▸ WHAT YOU HAVE TO DO
Among the entries below, copy only the span from the line containing "Reproduce this chart" through the line containing "import * as". Do so exactly, and skip the pictures.

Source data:
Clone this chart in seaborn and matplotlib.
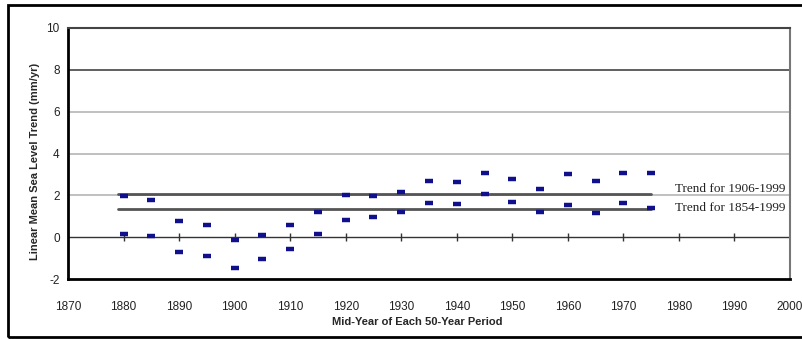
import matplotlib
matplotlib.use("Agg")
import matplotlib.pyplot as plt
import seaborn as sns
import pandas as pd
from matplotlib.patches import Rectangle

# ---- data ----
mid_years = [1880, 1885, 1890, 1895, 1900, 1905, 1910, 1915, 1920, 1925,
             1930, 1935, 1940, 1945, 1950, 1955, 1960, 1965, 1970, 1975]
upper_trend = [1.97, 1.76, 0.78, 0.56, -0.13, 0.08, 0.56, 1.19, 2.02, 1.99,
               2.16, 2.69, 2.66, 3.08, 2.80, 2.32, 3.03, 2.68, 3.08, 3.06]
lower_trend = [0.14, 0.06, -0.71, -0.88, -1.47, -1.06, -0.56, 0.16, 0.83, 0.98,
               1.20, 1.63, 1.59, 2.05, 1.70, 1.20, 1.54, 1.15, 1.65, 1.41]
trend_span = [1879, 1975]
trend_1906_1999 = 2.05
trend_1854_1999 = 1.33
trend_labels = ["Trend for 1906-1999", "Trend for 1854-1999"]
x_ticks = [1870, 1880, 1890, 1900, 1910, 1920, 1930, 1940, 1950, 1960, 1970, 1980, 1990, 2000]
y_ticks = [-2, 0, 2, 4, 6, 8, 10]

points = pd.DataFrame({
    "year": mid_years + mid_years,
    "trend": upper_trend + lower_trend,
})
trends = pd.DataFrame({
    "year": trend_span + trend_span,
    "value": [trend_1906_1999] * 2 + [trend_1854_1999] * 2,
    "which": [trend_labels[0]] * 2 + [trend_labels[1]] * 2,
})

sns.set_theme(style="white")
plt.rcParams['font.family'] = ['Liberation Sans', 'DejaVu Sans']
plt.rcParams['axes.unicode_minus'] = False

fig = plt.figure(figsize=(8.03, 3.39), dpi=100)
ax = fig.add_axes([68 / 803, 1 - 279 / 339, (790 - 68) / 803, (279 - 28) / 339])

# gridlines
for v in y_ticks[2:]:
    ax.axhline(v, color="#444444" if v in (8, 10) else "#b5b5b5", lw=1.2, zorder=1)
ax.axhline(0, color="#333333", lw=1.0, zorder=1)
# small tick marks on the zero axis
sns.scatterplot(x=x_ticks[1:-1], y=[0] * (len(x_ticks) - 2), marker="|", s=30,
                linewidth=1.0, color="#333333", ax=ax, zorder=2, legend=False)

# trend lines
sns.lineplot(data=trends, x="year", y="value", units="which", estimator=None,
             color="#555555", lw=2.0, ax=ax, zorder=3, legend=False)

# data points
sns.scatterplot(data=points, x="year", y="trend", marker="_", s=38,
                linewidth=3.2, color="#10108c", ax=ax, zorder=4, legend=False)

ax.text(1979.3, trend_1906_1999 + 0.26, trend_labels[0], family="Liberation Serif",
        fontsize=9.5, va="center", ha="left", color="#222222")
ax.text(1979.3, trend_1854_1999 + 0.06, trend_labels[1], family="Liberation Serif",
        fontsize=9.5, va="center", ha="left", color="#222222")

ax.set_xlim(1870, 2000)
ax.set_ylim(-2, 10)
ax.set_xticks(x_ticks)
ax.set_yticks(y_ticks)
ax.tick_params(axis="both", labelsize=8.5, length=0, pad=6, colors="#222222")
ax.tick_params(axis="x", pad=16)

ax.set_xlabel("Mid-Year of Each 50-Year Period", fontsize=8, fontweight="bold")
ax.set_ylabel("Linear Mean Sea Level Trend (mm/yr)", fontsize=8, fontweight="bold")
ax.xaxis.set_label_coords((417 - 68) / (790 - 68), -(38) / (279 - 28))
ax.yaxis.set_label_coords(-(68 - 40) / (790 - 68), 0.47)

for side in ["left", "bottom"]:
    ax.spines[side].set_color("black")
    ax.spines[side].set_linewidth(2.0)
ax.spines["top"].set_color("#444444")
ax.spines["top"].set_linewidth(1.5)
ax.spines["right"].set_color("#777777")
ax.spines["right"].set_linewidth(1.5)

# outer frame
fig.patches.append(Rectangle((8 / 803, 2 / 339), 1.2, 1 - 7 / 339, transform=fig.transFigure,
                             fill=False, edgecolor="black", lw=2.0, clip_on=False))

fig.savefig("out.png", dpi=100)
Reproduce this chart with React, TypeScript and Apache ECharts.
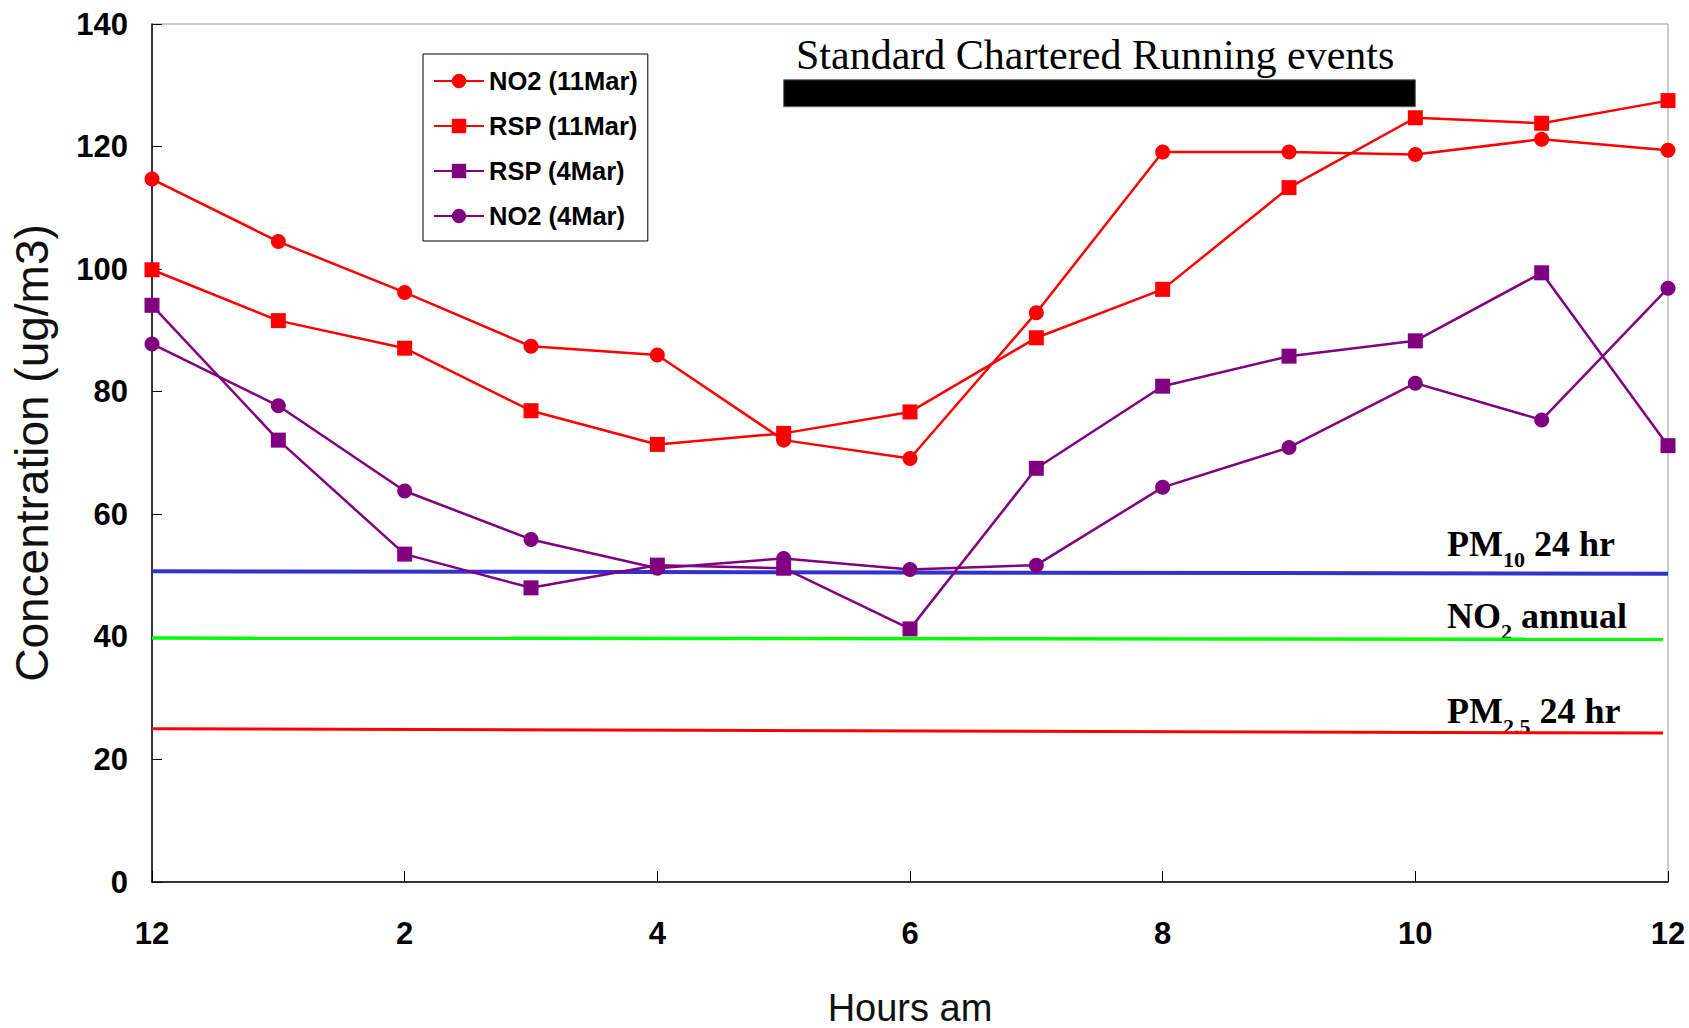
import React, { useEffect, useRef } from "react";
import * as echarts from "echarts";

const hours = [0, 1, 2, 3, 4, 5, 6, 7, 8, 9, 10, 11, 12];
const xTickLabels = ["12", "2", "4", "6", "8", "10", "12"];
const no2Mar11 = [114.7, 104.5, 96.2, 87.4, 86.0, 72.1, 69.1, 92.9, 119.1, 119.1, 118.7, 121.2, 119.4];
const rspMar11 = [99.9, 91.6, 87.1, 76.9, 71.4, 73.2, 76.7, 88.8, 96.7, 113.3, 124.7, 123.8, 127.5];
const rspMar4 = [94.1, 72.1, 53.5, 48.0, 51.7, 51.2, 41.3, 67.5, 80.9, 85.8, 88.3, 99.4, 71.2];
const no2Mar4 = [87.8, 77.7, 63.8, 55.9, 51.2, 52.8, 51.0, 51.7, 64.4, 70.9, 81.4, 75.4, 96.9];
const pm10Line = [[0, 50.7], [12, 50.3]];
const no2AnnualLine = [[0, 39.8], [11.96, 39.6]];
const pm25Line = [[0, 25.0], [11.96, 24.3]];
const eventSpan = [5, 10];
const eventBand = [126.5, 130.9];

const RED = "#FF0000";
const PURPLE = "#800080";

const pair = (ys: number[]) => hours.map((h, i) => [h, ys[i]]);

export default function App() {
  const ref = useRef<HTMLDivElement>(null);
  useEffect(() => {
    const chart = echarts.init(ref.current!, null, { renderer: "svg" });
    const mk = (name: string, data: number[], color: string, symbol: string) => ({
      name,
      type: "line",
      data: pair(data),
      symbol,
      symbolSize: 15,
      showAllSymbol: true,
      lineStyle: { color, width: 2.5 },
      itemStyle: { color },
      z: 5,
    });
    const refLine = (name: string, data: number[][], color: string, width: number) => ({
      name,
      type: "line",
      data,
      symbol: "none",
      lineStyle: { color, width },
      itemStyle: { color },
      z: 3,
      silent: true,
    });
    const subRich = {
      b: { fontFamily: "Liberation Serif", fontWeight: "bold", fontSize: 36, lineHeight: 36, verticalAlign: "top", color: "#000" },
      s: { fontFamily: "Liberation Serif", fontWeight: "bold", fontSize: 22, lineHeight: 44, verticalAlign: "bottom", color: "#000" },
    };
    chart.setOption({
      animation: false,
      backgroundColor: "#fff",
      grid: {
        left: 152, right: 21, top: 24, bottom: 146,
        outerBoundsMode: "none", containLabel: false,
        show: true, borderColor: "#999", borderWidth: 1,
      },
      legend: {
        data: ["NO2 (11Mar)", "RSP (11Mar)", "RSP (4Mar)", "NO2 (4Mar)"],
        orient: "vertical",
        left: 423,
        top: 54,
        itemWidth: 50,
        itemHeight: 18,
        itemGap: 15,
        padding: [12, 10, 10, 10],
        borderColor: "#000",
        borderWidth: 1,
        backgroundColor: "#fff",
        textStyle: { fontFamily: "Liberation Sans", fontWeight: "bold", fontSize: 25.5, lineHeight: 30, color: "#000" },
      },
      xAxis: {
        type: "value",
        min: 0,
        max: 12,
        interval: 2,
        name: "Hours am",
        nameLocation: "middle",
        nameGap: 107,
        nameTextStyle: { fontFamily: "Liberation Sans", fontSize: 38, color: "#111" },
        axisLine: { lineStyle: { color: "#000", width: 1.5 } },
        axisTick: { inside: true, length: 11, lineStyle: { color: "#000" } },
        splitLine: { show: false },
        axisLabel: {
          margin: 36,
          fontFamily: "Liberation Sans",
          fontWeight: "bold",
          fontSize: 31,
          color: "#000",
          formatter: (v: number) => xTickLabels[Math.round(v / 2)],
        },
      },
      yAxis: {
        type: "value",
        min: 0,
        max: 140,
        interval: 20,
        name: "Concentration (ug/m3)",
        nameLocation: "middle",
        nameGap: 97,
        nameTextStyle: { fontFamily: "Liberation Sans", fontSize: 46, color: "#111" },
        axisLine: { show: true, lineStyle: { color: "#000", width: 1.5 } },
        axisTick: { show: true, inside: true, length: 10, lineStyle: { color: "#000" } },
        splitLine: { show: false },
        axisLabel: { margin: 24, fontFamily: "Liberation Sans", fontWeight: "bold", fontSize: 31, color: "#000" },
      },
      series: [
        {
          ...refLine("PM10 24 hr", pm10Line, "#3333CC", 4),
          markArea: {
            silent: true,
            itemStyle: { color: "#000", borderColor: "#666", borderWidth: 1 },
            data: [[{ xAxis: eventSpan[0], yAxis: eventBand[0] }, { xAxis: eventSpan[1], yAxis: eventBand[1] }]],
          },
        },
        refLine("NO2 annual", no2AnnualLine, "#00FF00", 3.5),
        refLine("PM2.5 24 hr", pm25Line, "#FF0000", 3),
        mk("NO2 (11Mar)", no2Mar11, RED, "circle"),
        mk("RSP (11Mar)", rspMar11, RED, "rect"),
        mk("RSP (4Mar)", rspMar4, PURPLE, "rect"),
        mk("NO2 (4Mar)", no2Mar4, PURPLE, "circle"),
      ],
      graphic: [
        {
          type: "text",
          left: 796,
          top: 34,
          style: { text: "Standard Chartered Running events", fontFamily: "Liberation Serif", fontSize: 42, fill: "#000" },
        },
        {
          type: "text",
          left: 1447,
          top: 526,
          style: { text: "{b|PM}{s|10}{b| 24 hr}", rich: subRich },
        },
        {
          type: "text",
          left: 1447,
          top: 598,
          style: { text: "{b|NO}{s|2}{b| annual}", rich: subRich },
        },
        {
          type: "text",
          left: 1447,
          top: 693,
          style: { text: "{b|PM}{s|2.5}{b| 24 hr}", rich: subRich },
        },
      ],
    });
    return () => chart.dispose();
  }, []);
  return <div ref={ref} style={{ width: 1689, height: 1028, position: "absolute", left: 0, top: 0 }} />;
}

▸ TASK RESPONSE
Reproduce this chart with React, TypeScript and Apache ECharts.
import React, { useEffect, useRef } from "react";
import * as echarts from "echarts";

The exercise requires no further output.